Imagine that line as spoken by Arnold Schwarzenegger to his class in Kindergarten Cop. I start here because I saw a review saying what a disappointing thriller it was, and it would be disappointing if that was what Moriarty were shooting for. It's also not a romance, or a mystery, or a literary novel, although it does share some elements with those.


What it is is a book about regular middle class suburban couples who experience a trauma together, and how it affects their lives thereafter. It's not a big trauma, it's not newsworthy, but it affects them all, and their little kids, too. And because the author takes her work seriously, there is much more to it than just that, humor, and backstory, and a way through, and a future.
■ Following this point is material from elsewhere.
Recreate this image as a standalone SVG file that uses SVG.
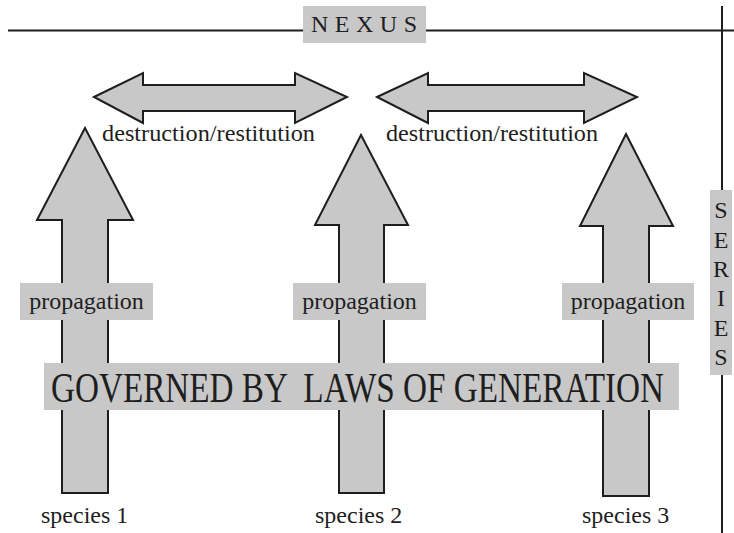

I love books like this about living in after some bad thing. Fairy tales are important because they teach us that the witch or the monster can be killed, these books (and I hope someone has a short, catchy name for the genre that isn't sexist, because I sure don't) these books demonstrate how to live through the bad things and still have a good life. I don't believe stories about people living through horrible events and being stoic and saintly and a good example. Pain doesn't make people stronger or better, it makes us angry, and short-tempered, and hell to get along with. And of course, we all have pain and most of it is garden-variety common and of no interest to others. And the older we get the more time we spend attending funerals, the more people we have to lose. These books remind us that we can still laugh at the wake, that there are many ways to comfort one another in our loss.